US growing concerned about China's falling currency and 'turn away from market-oriented policies'

Gold futures retreated0, sending prices to their lowest finish in more than a week as Treasury yields remained elevated & a leading $ index firmed.  Dec gold fell $17 (1.4%) to settle at $1188 an ounce, its lowest finish since Sep 27.  Despite its wavering price action over recent sessions, the Fri gain was enough to hand the metal an 0.8% advance for last week.  The 10-year Treasury note yield ended last week near 3.23%, off last week's steepest levels but still hovering near multiyear highs.  US bond markets were closed today the holiday.  Because precious metals, usually used as a haven by investors, don't offer a yield, the commodity is vulnerable to a slump in a rising-rate environment.  That climate also tends to lift the $, in which gold is primarily priced.  The Federal Reserve has already increased rates 3 times in 2018 & is expected to lift benchmark rates a 4th time in Dec, moves which can drive risk-free Treasury yields higher & undercut appetite for the yellow metal by comparison.  Gold's negative reaction to higher yields from a competing asset could reach a tipping point, however, some analysts note, meaning that eventual fears that high rates could sink stocks or the economy could revive interest in the hedging asset.  Investors were also watching developments in Europe, with the EU signaling in a letter Fri to Italy's economic minister, Giovanni Tria, that Italy's budget targets are a source of concern for the trading bloc, setting up a potential market-disrupting clash, which can offer underlying support to haven gold.

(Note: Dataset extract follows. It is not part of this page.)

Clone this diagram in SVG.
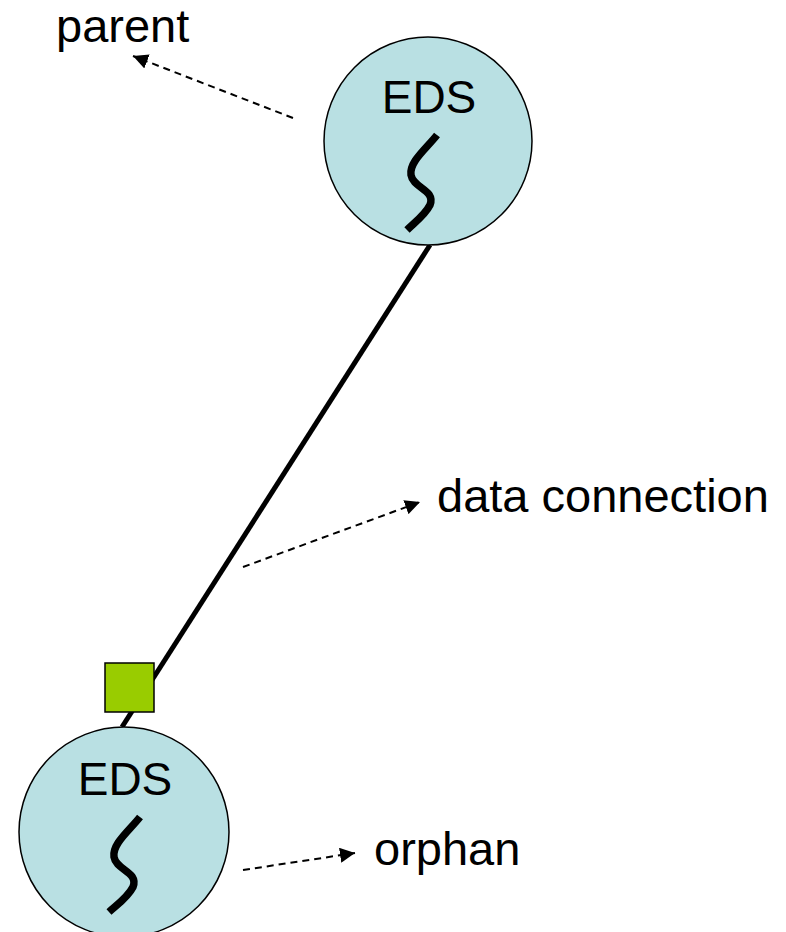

Gold drops to a more than 1-week low with attention on rising rates, dollar strength

Today's trading would have been more turbulent if Treasuries were bought & sold.  They are getting a lot of attention when yields are at 7 year highs.  Tech stocks have lost their appeal with more interest in their business models which affect their profitability.  Then there is the intl trade scene with US-China getting everybody's attention.  Oct has been the month with some the biggest selloffs in history, something to keep in mind especially if earnings are less than spectacular.